## WRITTEN TASK
Exactly retype the lines from the top of the data through the line containing "const zeroOffset = -gridB.height", leaving out every picture.

## DATA SHOWN

============================================================

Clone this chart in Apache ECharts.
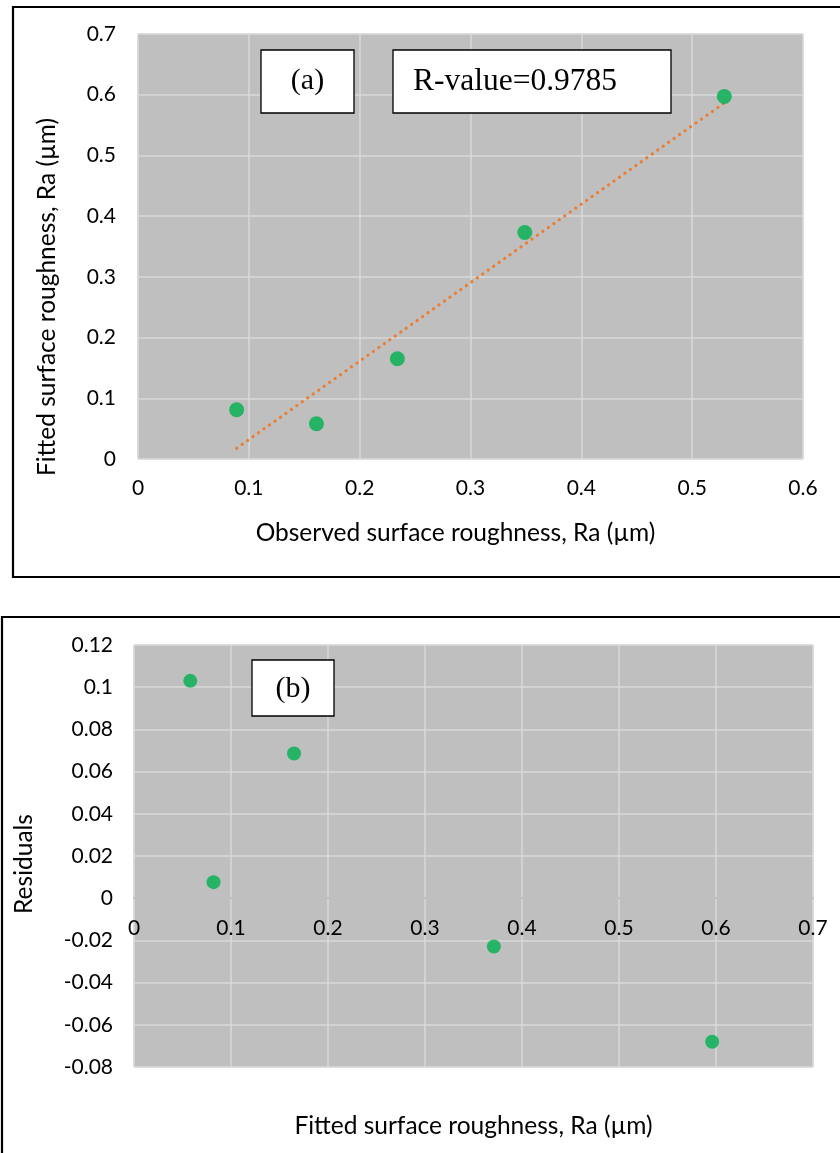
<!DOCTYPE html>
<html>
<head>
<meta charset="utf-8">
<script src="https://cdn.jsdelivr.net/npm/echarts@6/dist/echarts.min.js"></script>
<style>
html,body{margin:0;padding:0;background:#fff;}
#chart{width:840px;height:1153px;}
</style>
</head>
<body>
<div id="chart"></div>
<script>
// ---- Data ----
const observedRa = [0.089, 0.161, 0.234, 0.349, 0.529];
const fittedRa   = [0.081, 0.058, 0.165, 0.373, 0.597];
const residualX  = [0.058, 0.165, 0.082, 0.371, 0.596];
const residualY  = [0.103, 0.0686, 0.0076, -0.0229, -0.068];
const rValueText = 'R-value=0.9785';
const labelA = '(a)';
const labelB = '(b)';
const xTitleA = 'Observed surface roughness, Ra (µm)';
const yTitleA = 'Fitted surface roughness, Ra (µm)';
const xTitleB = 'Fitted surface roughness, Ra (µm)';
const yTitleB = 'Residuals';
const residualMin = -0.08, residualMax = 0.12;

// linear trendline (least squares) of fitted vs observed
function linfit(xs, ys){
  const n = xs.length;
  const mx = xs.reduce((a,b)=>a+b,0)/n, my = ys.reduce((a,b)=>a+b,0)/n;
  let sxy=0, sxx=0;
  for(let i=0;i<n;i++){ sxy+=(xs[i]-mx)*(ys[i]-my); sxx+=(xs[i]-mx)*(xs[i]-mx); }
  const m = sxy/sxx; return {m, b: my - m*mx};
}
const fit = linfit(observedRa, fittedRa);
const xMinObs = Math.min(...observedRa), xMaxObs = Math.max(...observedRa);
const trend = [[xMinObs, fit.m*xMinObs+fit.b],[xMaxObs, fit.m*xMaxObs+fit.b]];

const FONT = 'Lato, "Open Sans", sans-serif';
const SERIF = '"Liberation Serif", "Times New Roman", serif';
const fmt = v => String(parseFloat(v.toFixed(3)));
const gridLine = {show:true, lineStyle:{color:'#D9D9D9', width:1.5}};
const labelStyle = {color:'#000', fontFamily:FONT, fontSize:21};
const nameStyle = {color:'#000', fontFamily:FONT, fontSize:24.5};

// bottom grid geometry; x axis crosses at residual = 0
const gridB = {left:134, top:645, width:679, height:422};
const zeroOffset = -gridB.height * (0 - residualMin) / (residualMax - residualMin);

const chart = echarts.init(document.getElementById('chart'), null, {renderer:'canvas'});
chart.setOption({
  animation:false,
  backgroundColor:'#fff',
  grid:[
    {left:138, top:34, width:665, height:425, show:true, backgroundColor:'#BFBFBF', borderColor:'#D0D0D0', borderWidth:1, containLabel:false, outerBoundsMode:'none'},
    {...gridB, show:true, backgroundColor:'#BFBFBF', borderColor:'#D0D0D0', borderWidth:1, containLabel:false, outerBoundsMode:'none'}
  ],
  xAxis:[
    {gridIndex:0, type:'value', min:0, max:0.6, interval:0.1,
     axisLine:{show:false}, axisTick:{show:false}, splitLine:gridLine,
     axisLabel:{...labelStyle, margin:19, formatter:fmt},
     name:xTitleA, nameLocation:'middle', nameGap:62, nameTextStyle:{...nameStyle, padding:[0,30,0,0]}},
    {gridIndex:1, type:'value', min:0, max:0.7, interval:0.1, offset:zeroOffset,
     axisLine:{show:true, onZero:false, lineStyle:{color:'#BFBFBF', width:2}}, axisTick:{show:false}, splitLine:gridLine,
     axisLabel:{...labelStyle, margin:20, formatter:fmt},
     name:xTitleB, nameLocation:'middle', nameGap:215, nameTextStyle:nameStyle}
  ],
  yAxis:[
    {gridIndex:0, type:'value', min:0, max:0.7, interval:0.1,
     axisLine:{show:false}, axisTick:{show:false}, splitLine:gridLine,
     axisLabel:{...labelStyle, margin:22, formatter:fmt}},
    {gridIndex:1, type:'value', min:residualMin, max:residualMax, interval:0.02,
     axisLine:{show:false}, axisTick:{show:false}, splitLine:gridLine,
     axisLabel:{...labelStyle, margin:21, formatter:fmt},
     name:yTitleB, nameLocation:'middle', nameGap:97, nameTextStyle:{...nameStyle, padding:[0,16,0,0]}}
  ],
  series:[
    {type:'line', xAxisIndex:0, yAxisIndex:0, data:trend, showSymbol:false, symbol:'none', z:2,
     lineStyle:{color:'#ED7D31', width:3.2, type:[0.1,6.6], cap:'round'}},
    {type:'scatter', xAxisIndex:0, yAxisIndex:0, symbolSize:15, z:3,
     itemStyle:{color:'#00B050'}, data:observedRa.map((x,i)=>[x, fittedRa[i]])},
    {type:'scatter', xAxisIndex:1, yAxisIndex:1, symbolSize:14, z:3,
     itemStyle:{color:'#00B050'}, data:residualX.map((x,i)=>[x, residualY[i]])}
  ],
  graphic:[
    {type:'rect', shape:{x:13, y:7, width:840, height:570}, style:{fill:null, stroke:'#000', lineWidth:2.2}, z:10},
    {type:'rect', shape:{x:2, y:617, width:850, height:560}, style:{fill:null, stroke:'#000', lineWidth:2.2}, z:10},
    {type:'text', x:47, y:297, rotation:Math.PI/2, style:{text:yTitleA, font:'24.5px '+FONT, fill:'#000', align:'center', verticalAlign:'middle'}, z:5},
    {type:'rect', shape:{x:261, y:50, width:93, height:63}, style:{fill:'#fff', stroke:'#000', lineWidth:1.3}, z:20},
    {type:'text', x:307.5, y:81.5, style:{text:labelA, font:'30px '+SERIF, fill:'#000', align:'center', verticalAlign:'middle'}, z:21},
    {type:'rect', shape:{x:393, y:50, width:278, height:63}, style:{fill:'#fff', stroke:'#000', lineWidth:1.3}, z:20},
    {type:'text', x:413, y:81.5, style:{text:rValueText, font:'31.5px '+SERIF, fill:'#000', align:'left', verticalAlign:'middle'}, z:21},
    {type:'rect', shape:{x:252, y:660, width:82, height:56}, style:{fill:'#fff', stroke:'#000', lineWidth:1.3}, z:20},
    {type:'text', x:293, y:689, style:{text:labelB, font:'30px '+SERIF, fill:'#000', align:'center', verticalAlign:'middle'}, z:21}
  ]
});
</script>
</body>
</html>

============================================================

## ANSWER TO THE TASK
Clone this chart in Apache ECharts.
<!DOCTYPE html>
<html>
<head>
<meta charset="utf-8">
<script src="https://cdn.jsdelivr.net/npm/echarts@6/dist/echarts.min.js"></script>
<style>
html,body{margin:0;padding:0;background:#fff;}
#chart{width:840px;height:1153px;}
</style>
</head>
<body>
<div id="chart"></div>
<script>
// ---- Data ----
const observedRa = [0.089, 0.161, 0.234, 0.349, 0.529];
const fittedRa   = [0.081, 0.058, 0.165, 0.373, 0.597];
const residualX  = [0.058, 0.165, 0.082, 0.371, 0.596];
const residualY  = [0.103, 0.0686, 0.0076, -0.0229, -0.068];
const rValueText = 'R-value=0.9785';
const labelA = '(a)';
const labelB = '(b)';
const xTitleA = 'Observed surface roughness, Ra (µm)';
const yTitleA = 'Fitted surface roughness, Ra (µm)';
const xTitleB = 'Fitted surface roughness, Ra (µm)';
const yTitleB = 'Residuals';
const residualMin = -0.08, residualMax = 0.12;

// linear trendline (least squares) of fitted vs observed
function linfit(xs, ys){
  const n = xs.length;
  const mx = xs.reduce((a,b)=>a+b,0)/n, my = ys.reduce((a,b)=>a+b,0)/n;
  let sxy=0, sxx=0;
  for(let i=0;i<n;i++){ sxy+=(xs[i]-mx)*(ys[i]-my); sxx+=(xs[i]-mx)*(xs[i]-mx); }
  const m = sxy/sxx; return {m, b: my - m*mx};
}
const fit = linfit(observedRa, fittedRa);
const xMinObs = Math.min(...observedRa), xMaxObs = Math.max(...observedRa);
const trend = [[xMinObs, fit.m*xMinObs+fit.b],[xMaxObs, fit.m*xMaxObs+fit.b]];

const FONT = 'Lato, "Open Sans", sans-serif';
const SERIF = '"Liberation Serif", "Times New Roman", serif';
const fmt = v => String(parseFloat(v.toFixed(3)));
const gridLine = {show:true, lineStyle:{color:'#D9D9D9', width:1.5}};
const labelStyle = {color:'#000', fontFamily:FONT, fontSize:21};
const nameStyle = {color:'#000', fontFamily:FONT, fontSize:24.5};

// bottom grid geometry; x axis crosses at residual = 0
const gridB = {left:134, top:645, width:679, height:422};
const zeroOffset = -gridB.height * (0 - residualMin) / (residualMax - residualMin);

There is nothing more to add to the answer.